When employees buy into your total quality management processes and systems, you have a higher chance of successful TQM. You can enhance employee commitment by clearly communicating your goals, expectations, needs, and constraints and providing adequate training and resources for them to complete their tasks on time and to satisfaction. TQM can also help reduce turnover and maintain knowledgeable employees.

Customer focus

TQM relies on your customers’ definition of high quality. Their input is valuable because it can enable you to better understand your product or service’s needs and requirements during the design stage. For example, a customer survey can show that a product lacks durability. This input goes through TQM channels to help source better materials, manufacturing processes, and QC procedures to boost customer satisfaction and grow your business.

Adherence to processes

Total quality management’s systematic approach often relies on process flowcharts, diagrams, workflows, and visual action plans. Engaging your team members and ensuring they take the proper steps at the right production time can help you analyze and better understand any deficiencies in your process.

A strategic and systematic approach

Your organization’s procedures and processes should reflect your company’s vision, mission, and long-term plan. Total quality management requires a systematic decision-making approach where businesses dedicate themselves to issuing quality and making appropriate financial investments to ensure this outcome.

Data analysis

A systematic approach generally only works when companies use feedback to evaluate the flow of the process. As TQM relies on documentation and planning, your managers must also rely on production, efficiency, employee, and turnover metrics to correlate anticipated outcomes with actual results. Analyzing data can enable management to understand if the planning stage is going as predicted.

System integration

Integrating your data systems is one of the best ways to gain invaluable insights. TQM strategies are more powerful when systems connect and convey useful information across departments. For example, if you use a goods or inventory system in one area, other departments should have access to that data. A large part of total quality management success is having all team members on the same page simultaneously through linked data sources and shared information across systems.

Communication

Effective communication can motivate employees, walk team members through processes, and minimize errors in daily operations or company-wide changes. While your data may flow freely through systems, you still require a human element to coordinate strategies and ensure your production lines operate efficiently.

Continuous improvement

You can evolve and strive for incremental improvements as you learn more about your processes, products, services, customers, and competition. Continuous improvement can help you adapt to changing market expectations, such as different customers, regions, markets, and products. It can also drive and enhance competitive advantages over related companies.

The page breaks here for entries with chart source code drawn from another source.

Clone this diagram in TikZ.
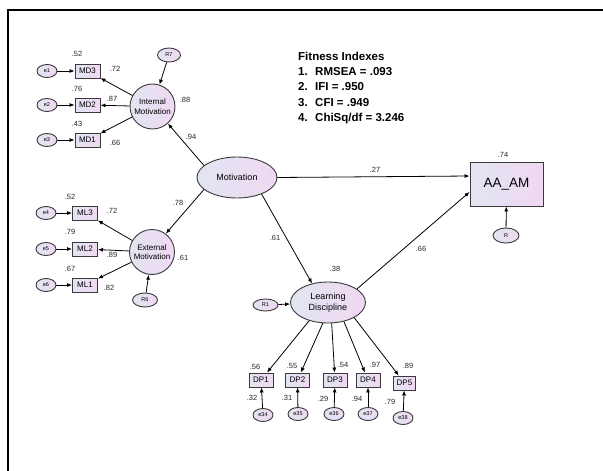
\documentclass[tikz,border=0pt]{standalone}
\usepackage{fontspec}
\setmainfont{Liberation Sans}
\usetikzlibrary{shapes.geometric,arrows.meta,calc}
\definecolor{lb}{HTML}{E2E5F2}
\definecolor{lp}{HTML}{F0D8F2}
\definecolor{bd}{HTML}{3A3A3A}
\begin{document}
\begin{tikzpicture}[x=1pt,y=-1pt,
 every node/.style={inner sep=0pt},
 obs/.style={draw=bd, line width=0.9pt, left color=lb, right color=lp, minimum width=25pt, minimum height=14pt, font=\fontsize{8}{9}\selectfont},
 err/.style={ellipse, draw=bd, line width=0.9pt, left color=lb, right color=lp, minimum width=20pt, minimum height=13pt, font=\fontsize{5.5}{6}\selectfont},
 lat/.style={circle, draw=bd, line width=0.9pt, left color=lb, right color=lp, minimum size=45pt, align=center, font=\fontsize{8}{9.5}\selectfont},
 latel/.style={ellipse, draw=bd, line width=0.9pt, left color=lb, right color=lp, align=center, font=\fontsize{9}{10.5}\selectfont},
 arr/.style={-{Latex[length=5pt,width=4pt]}, line width=0.8pt},
 lbl/.style={font=\fontsize{7.5}{8}\selectfont, text=black!85}
]
\useasboundingbox (0,0) rectangle (603,471);
\draw[line width=2.5pt] (8,471) -- (8,10) -- (603,10);

% fit indexes
\node[anchor=north west, align=left, font=\bfseries\fontsize{11.5}{15.2}\selectfont] (fit) at (298,52)
 {Fitness Indexes\\
 \makebox[17pt][l]{1.}RMSEA = .093\\
 \makebox[17pt][l]{2.}IFI = .950\\
 \makebox[17pt][l]{3.}CFI = .949\\
 \makebox[17pt][l]{4.}ChiSq/df = 3.246};

% latent variables
\node[lat] (IM) at (152.5,106.5) {Internal\\Motivation};
\node[lat] (EM) at (152,252) {External\\Motivation};
\node[latel, minimum width=80pt, minimum height=41pt] (Mot) at (237,177.5) {Motivation};
\node[latel, minimum width=75pt, minimum height=41pt] (LD) at (328,302.5) {Learning\\Discipline};
\node[draw=bd, line width=0.9pt, left color=lb, right color=lp, minimum width=73pt, minimum height=44pt, font=\fontsize{13.5}{15}\selectfont] (AA) at (506.5,184) {AA\_AM};

% residuals
\node[err, minimum width=23pt, minimum height=14pt] (R7) at (169,55) {R7};
\node[err, minimum width=25pt, minimum height=14pt] (R6) at (145,300) {R6};
\node[err, minimum width=25pt, minimum height=12pt] (R1) at (265.5,305) {R1};
\node[err, minimum width=26pt, minimum height=15pt] (R) at (506,235.5) {R};

% internal indicators
\node[obs] (MD3) at (87.5,71) {MD3};
\node[obs] (MD2) at (87.5,105) {MD2};
\node[obs] (MD1) at (87.5,140) {MD1};
\node[err] (e1) at (47,71) {e1};
\node[err] (e2) at (47,105) {e2};
\node[err] (e3) at (47,140) {e3};

% external indicators
\node[obs] (ML3) at (85,213) {ML3};
\node[obs] (ML2) at (85,249) {ML2};
\node[obs] (ML1) at (85,285) {ML1};
\node[err] (e4) at (46,213) {e4};
\node[err] (e5) at (46,249) {e5};
\node[err] (e6) at (46,285) {e6};

% discipline indicators
\node[obs, minimum width=24pt] (DP1) at (261,380) {DP1};
\node[obs, minimum width=24pt] (DP2) at (297.5,380) {DP2};
\node[obs, minimum width=24pt] (DP3) at (335,380) {DP3};
\node[obs, minimum width=24pt] (DP4) at (368,380) {DP4};
\node[obs, minimum width=22pt] (DP5) at (404.5,383) {DP5};
\node[err] (e34) at (263,415) {e34};
\node[err] (e35) at (298,414) {e35};
\node[err] (e36) at (334,414) {e36};
\node[err] (e37) at (368,414) {e37};
\node[err] (e38) at (403,418) {e38};

% arrows
\foreach \a/\b in {e1/MD3,e2/MD2,e3/MD1,e4/ML3,e5/ML2,e6/ML1,IM/MD3,IM/MD2,IM/MD1,EM/ML3,EM/ML2,EM/ML1,R7/IM,R6/EM,R1/LD,R/AA,e34/DP1,e35/DP2,e36/DP3,e37/DP4,e38/DP5}
  \draw[arr] (\a) -- (\b);
\draw[arr] (Mot.160) -- (IM.-48);
\draw[arr] (Mot.-160) -- (EM.53);
\draw[arr] (LD.-136) -- (DP1);
\draw[arr] (LD.-104) -- (DP2);
\draw[arr] (LD.-80) -- (DP3);
\draw[arr] (LD.-50) -- (DP4);
\draw[arr] (LD.-30) -- (DP5);
\draw[arr] (Mot.east) -- ($(AA.west)+(0,-8)$);
\draw[arr] (Mot.-34) -- (LD.130);
\draw[arr] (LD.25) -- ($(AA.west)+(0,8)$);

% labels
\node[lbl] (l1) at (77,54) {.52};
\node[lbl] (l2) at (115,69) {.72};
\node[lbl] (l3) at (77,89) {.76};
\node[lbl] (l4) at (112,99) {.87};
\node[lbl] (l5) at (77,124) {.43};
\node[lbl] (l6) at (115,143) {.66};
\node[lbl] (l7) at (185,100) {.88};
\node[lbl] (l8) at (191,137) {.94};
\node[lbl] (l9) at (178,203) {.78};
\node[lbl] (l10) at (183,258) {.61};
\node[lbl] (l11) at (70,197) {.52};
\node[lbl] (l12) at (112,211) {.72};
\node[lbl] (l13) at (70,232) {.79};
\node[lbl] (l14) at (112,255) {.89};
\node[lbl] (l15) at (70,269) {.67};
\node[lbl] (l16) at (109,288) {.82};
\node[lbl] (l17) at (375,170) {.27};
\node[lbl] (l18) at (275,238) {.61};
\node[lbl] (l19) at (503,155) {.74};
\node[lbl] (l20) at (335,269) {.38};
\node[lbl] (l21) at (421,249) {.66};
\node[lbl] (l22) at (255,367) {.56};
\node[lbl] (l23) at (292,366) {.55};
\node[lbl] (l24) at (343,365) {.54};
\node[lbl] (l25) at (375,365) {.97};
\node[lbl] (l26) at (408,366) {.89};
\node[lbl] (l27) at (252,398) {.32};
\node[lbl] (l28) at (287,398) {.31};
\node[lbl] (l29) at (323,399) {.29};
\node[lbl] (l30) at (357,399) {.94};
\node[lbl] (l31) at (390,402) {.79};
\end{tikzpicture}
\end{document}
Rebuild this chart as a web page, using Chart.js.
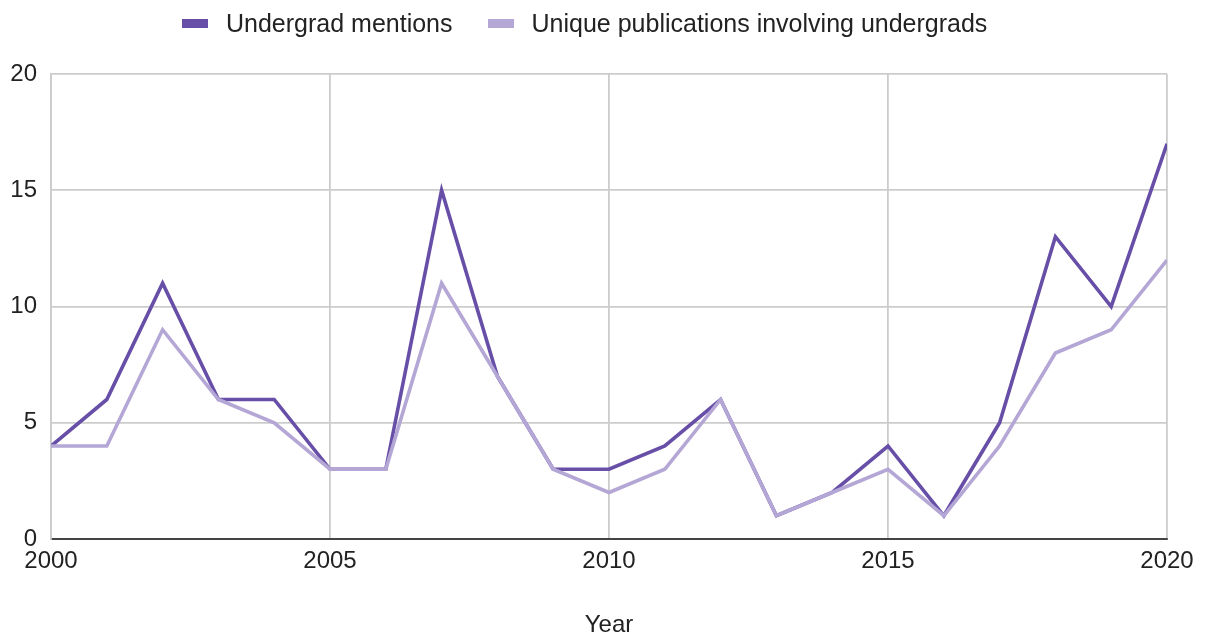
<!DOCTYPE html>
<html><head><meta charset="utf-8">
<script src="https://cdn.jsdelivr.net/npm/chart.js@4/dist/chart.umd.min.js"></script>
<style>
html,body{margin:0;padding:0;background:#fff;}
#wrap{position:relative;width:1209px;height:641px;}
#legend{position:absolute;top:8px;left:182px;height:30px;display:flex;align-items:center;font-family:"Liberation Sans",Arial,sans-serif;font-size:25px;color:#222;white-space:nowrap;}
.item{display:flex;align-items:center;}
.sw{width:26px;height:9px;margin-right:18px;display:inline-block;}
</style></head>
<body>
<div id="wrap">
<canvas id="c" width="1209" height="641"></canvas>
<div id="legend"></div>
</div>
<script>
const years = [2000,2001,2002,2003,2004,2005,2006,2007,2008,2009,2010,2011,2012,2013,2014,2015,2016,2017,2018,2019,2020];
const undergradMentions = [4,6,11,6,6,3,3,15,7,3,3,4,6,1,2,4,1,5,13,10,17];
const uniquePublications = [4,4,9,6,5,3,3,11,7,3,2,3,6,1,2,3,1,4,8,9,12];
const seriesNames = ['Undergrad mentions','Unique publications involving undergrads'];
const seriesColors = ['#674ea7','#b4a7d6'];
const xTitle = 'Year';

// HTML legend
const lg = document.getElementById('legend');
seriesNames.forEach((n,i)=>{
  const it = document.createElement('div'); it.className='item';
  if(i>0) it.style.marginLeft='35px';
  const sw = document.createElement('span'); sw.className='sw'; sw.style.background=seriesColors[i];
  const tx = document.createElement('span'); tx.textContent=n;
  it.appendChild(sw); it.appendChild(tx); lg.appendChild(it);
});

Chart.defaults.font.family = '"Liberation Sans", Arial, sans-serif';
Chart.defaults.font.size = 24;
Chart.defaults.color = '#222';

const toXY = arr => years.map((y,i)=>({x:y,y:arr[i]}));

new Chart(document.getElementById('c'), {
  type:'line',
  data:{datasets:[
    {label:seriesNames[0],data:toXY(undergradMentions),borderColor:seriesColors[0],backgroundColor:seriesColors[0],borderWidth:3.6,pointRadius:0,tension:0,order:2},
    {label:seriesNames[1],data:toXY(uniquePublications),borderColor:seriesColors[1],backgroundColor:seriesColors[1],borderWidth:3.6,pointRadius:0,tension:0,order:1}
  ]},
  options:{
    responsive:false,animation:false,devicePixelRatio:1,
    layout:{padding:{top:74,left:0,right:42,bottom:0}},
    plugins:{legend:{display:false},tooltip:{enabled:false}},
    scales:{
      x:{type:'linear',min:2000,max:2020,
        ticks:{stepSize:5,padding:8,callback:v=>String(v),maxRotation:0},
        grid:{color:'#cccccc',lineWidth:1.8,drawTicks:false},
        border:{display:true,color:'#444',width:2},
        title:{display:true,text:xTitle,padding:{top:0,bottom:1}},
        afterFit:s=>{s.height=102;}
      },
      y:{min:0,max:20,
        ticks:{stepSize:5,padding:14},
        grid:{color:c=>c.tick && c.tick.value===0?'#444':'#cccccc',lineWidth:c=>c.tick && c.tick.value===0?2:1.8,drawTicks:false},
        border:{display:true,color:'#cccccc',width:1.8},
        afterFit:s=>{s.width=51;}
      }
    }
  }
});
</script>
</body></html>
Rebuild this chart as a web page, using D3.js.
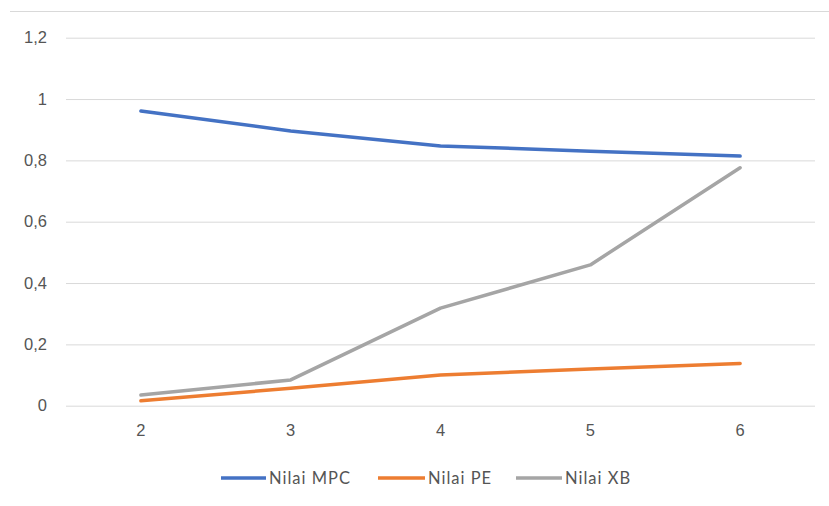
<!DOCTYPE html>
<html>
<head>
<meta charset="utf-8">
<script src="https://cdn.jsdelivr.net/npm/d3@7"></script>
<style>
  html, body { margin: 0; padding: 0; background: #fff; }
  svg { display: block; font-family: Lato, "Open Sans", "Liberation Sans", sans-serif; }
</style>
</head>
<body>
<svg id="chart" width="829" height="506"></svg>
<script>
// Cluster counts on the x axis
const clusters = ["2", "3", "4", "5", "6"];
// Validity index values per cluster count
const mpc = [0.961, 0.896, 0.847, 0.830, 0.814];
const pe  = [0.016, 0.057, 0.100, 0.120, 0.138];
const xb  = [0.035, 0.084, 0.318, 0.459, 0.776];
const yTicks = [0, 0.2, 0.4, 0.6, 0.8, 1, 1.2];
const seriesNames = ["Nilai MPC", "Nilai PE", "Nilai XB"];
const seriesColors = ["#4472C4", "#ED7D31", "#A5A5A5"];

const series = [mpc, pe, xb].map((values, i) => ({
  name: seriesNames[i], color: seriesColors[i], values
}));

const svg = d3.select("#chart");
const plot = { left: 66, right: 815, top: 37.7, bottom: 405.7 };
const fontSize = "16.5px";
const textColor = "#555555";

const x = d3.scaleBand().domain(clusters).range([plot.left, plot.right]);
const y = d3.scaleLinear().domain([0, 1.2]).range([plot.bottom, plot.top]);
const fmt = d => String(d).replace(".", ",");

// chart border top edge
svg.append("line")
  .attr("x1", 10).attr("x2", 829).attr("y1", 11.5).attr("y2", 11.5)
  .attr("stroke", "#d9d9d9").attr("stroke-width", 1);

// horizontal gridlines and y labels
const yAxis = d3.axisLeft(y).tickValues(yTicks).tickFormat(fmt)
  .tickSize(-(plot.right - plot.left)).tickPadding(19);
const gy = svg.append("g").attr("transform", `translate(${plot.left},0)`).call(yAxis);
gy.select(".domain").remove();
gy.selectAll(".tick line").attr("stroke", "#d9d9d9").attr("stroke-width", 1);
gy.selectAll(".tick text").attr("fill", textColor).style("font-size", fontSize);

// x axis labels
const xAxis = d3.axisBottom(x).tickSize(0).tickPadding(19);
const gx = svg.append("g").attr("transform", `translate(0,${plot.bottom})`).call(xAxis);
gx.select(".domain").remove();
gx.selectAll(".tick text").attr("fill", textColor).style("font-size", fontSize);

// series lines
const line = d3.line()
  .x((d, i) => x(clusters[i]) + x.bandwidth() / 2)
  .y(d => y(d));

svg.append("g").selectAll("path")
  .data(series.slice().reverse())
  .join("path")
  .attr("d", d => line(d.values))
  .attr("fill", "none")
  .attr("stroke", d => d.color)
  .attr("stroke-width", 3.5)
  .attr("stroke-linejoin", "round")
  .attr("stroke-linecap", "round");

// legend
const legendItems = [
  { x: 221, w: 45 },
  { x: 378, w: 47 },
  { x: 516, w: 46 }
];
const lg = svg.append("g").attr("transform", "translate(0,478)");
series.forEach((s, i) => {
  const it = legendItems[i];
  lg.append("line")
    .attr("x1", it.x).attr("x2", it.x + it.w)
    .attr("y1", 0).attr("y2", 0)
    .attr("stroke", s.color).attr("stroke-width", 3.5);
  lg.append("text")
    .attr("x", it.x + it.w + 3).attr("y", 0).attr("dy", "0.35em")
    .attr("fill", textColor).style("font-size", fontSize)
    .style("letter-spacing", "1px")
    .text(s.name);
});
</script>
</body>
</html>
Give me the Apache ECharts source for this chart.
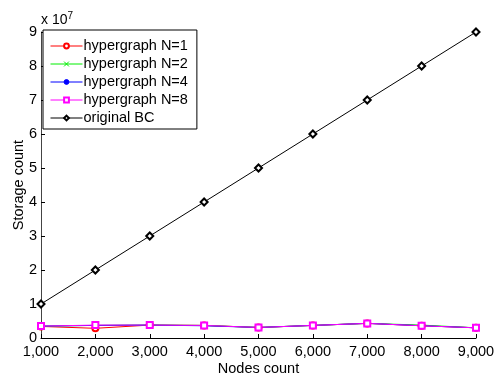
<!DOCTYPE html>
<html><head><meta charset="utf-8">
<script src="https://cdn.jsdelivr.net/npm/echarts@6/dist/echarts.min.js"></script>
<style>html,body{margin:0;padding:0;background:#fff}#c{width:496px;height:377px}</style>
</head><body><div id="c"></div>
<script>
const nodes = [1000, 2000, 3000, 4000, 5000, 6000, 7000, 8000, 9000];
const hyperN1 = [3.4e6, 2.85e6, 3.8e6, 3.7e6, 3.1e6, 3.7e6, 4.3e6, 3.6e6, 3.0e6];
const hyperN2 = [3.5e6, 3.7e6, 3.8e6, 3.7e6, 3.1e6, 3.7e6, 4.3e6, 3.8e6, 3.0e6];
const hyperN4 = [3.5e6, 3.7e6, 3.8e6, 3.6e6, 3.1e6, 3.7e6, 4.3e6, 3.6e6, 3.0e6];
const hyperN8 = [3.5e6, 3.8e6, 3.8e6, 3.7e6, 3.1e6, 3.7e6, 4.3e6, 3.6e6, 3.0e6];
const originalBC = [1e7, 2e7, 3e7, 4e7, 5e7, 6e7, 7e7, 8e7, 9e7];
const seriesNames = ['hypergraph N=1', 'hypergraph N=2', 'hypergraph N=4', 'hypergraph N=8', 'original BC'];
const yTicks = ['0','1','2','3','4','5','6','7','8','9'];

const FONT = 'Liberation Sans, Arial, sans-serif';
const pair = arr => nodes.map((x, i) => [x, arr[i]]);
const chart = echarts.init(document.getElementById('c'), null, {renderer: 'canvas'});
const mk = (name, data, color, symbol, size) => ({
  name, type: 'line', data: pair(data), symbol, symbolSize: size,
  lineStyle: {color, width: 1}, itemStyle: {color, borderColor: color, borderWidth: 1},
  emphasis: {disabled: true},
  showAllSymbol: true, animation: false, z: 3
});
chart.setOption({
  animation: false,
  textStyle: {fontFamily: FONT},
  grid: {left: 41, right: 20, top: 32, bottom: 39, containLabel: false, outerBoundsMode: 'none'},
  xAxis: {
    type: 'value', min: 1000, max: 9000, interval: 1000,
    name: 'Nodes count', nameLocation: 'middle', nameGap: 23, nameMoveOverlap: false,
    nameTextStyle: {fontSize: 14.5, color: '#000', fontFamily: FONT},
    axisLine: {lineStyle: {color: '#000', width: 1}},
    axisTick: {inside: true, length: 4, lineStyle: {color: '#000'}},
    axisLabel: {fontSize: 14.5, color: '#000', fontFamily: FONT, margin: 6,
      formatter: v => v.toLocaleString('en-US')},
    splitLine: {show: false}
  },
  yAxis: {
    type: 'value', min: 0, max: 9e7, interval: 1e7,
    name: 'Storage count', nameLocation: 'middle', nameGap: 15, nameRotate: 90, nameMoveOverlap: false,
    nameTextStyle: {fontSize: 14.5, color: '#000', fontFamily: FONT},
    axisLine: {show: true, lineStyle: {color: '#444', width: 1}},
    axisTick: {show: true, inside: true, length: 4, lineStyle: {color: '#000'}},
    axisLabel: {fontSize: 14.5, color: '#000', fontFamily: FONT, margin: 4,
      formatter: v => yTicks[Math.round(v / 1e7)]},
    splitLine: {show: false}
  },
  legend: {
    left: 43, top: 30, orient: 'vertical', itemGap: 0, itemWidth: 32, itemHeight: 6,
    padding: [7, 9, 2, 7],
    backgroundColor: '#fff', borderColor: '#000', borderWidth: 1,
    lineStyle: {width: 1},
    itemStyle: {borderWidth: 1},
    textStyle: {fontSize: 14.5, lineHeight: 18, color: '#000', fontFamily: FONT, padding: [0, 0, 0, -4]},
    data: seriesNames
  },
  graphic: [{
    type: 'text', left: 41, top: 11,
    style: {rich: {a: {fontSize: 14, fontFamily: FONT, fill: '#000'}, s: {fontSize: 10, fontFamily: FONT, fill: '#000', verticalAlign: 'top', padding: [0,0,8,0]}},
      text: '{a|x 10}{s|7}'}
  }],
  series: [
    mk(seriesNames[0], hyperN1, '#ff0000', 'emptyCircle', 6),
    mk(seriesNames[1], hyperN2, '#00ee00', 'path://M0,0L10,10M10,0L0,10', 4),
    mk(seriesNames[2], hyperN4, '#0000ff', 'circle', 2),
    mk(seriesNames[3], hyperN8, '#ff00ff', 'emptyRect', 6),
    mk(seriesNames[4], originalBC, '#000000', 'emptyDiamond', 7)
  ]
});
</script></body></html>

Read more: How to Create a Leadership Development Program

Advantages of total quality management

Quality management can ensure that your customers receive consistent benefits from your products and services. When you prioritize customer satisfaction, you can expect happy customers who may become regular ones, boosting your revenue. Here are some other advantages of total quality management:

  • Increases employee morale: When employees play a part in producing high-quality products, it can lift their confidence, knowing they’ve contributed to making consumers’ lives easier or better.
  • Improves quality awareness: Implementing quality control creates quality consciousness among team members, which can elevate standards across the production process.
  • Reduces production costs: Keeping a constant eye on your processes, procedures, and outcomes can highlight inefficient production methods, leading to improvements and lower production costs.
  • Enhances trust: When you supply high-quality products or services, you instill trust and loyalty in your consumers.
  • Ensures effective resource use: Quality management can reduce waste and inefficiencies by monitoring data, outputs, and feedback.
  • Promotes adaptability: Organizations implementing TQM typically react much quicker to change and can proactively plan to avoid becoming outdated or obsolete.

Read more: How Project Management Skills Can Benefit Entire Teams

Challenges of total quality management

TQM also comes with its challenges:

  • Financial investment: Converting to TQM practices can be a lengthy process that may require substantial financial investment upon initial start-up and execution.
  • Resistance to change: You may need to replace processes, equipment, materials, or even employees in favour of an untested, partially developed total quality management plan. These changes may cause employee resistance to change or skilled workers to leave the company if they feel like the new processes don’t fully utilize their skill sets.
  • Requires company-wide buy-in: Organizations must fully engage in total quality management principles to reap the benefits of this strategy, meaning they need substantial buy-in from all departments. This commitment level can be challenging, especially when you require all team levels, from management to employees, to engage in TQM.

Related: Job Satisfaction and Happiness at Work: A Guide

How to implement a quality management system

Each company’s TQM process is unique, so there isn’t a specific formula for creating a system that suits all businesses in every industry. However, the following tips can help you build an individualized plan for your organization.

  • Identify your organization’s core values, existing system, and company culture.
  • Use this data to create a system that can serve as your main plan.
  • Know your client and customer’s wants, needs, and expectations and determine how to best meet them.
  • Create a management and employee team that will guide and implement your goals.
  • Gather feedback from your customers and team to gauge your progress and make changes where necessary.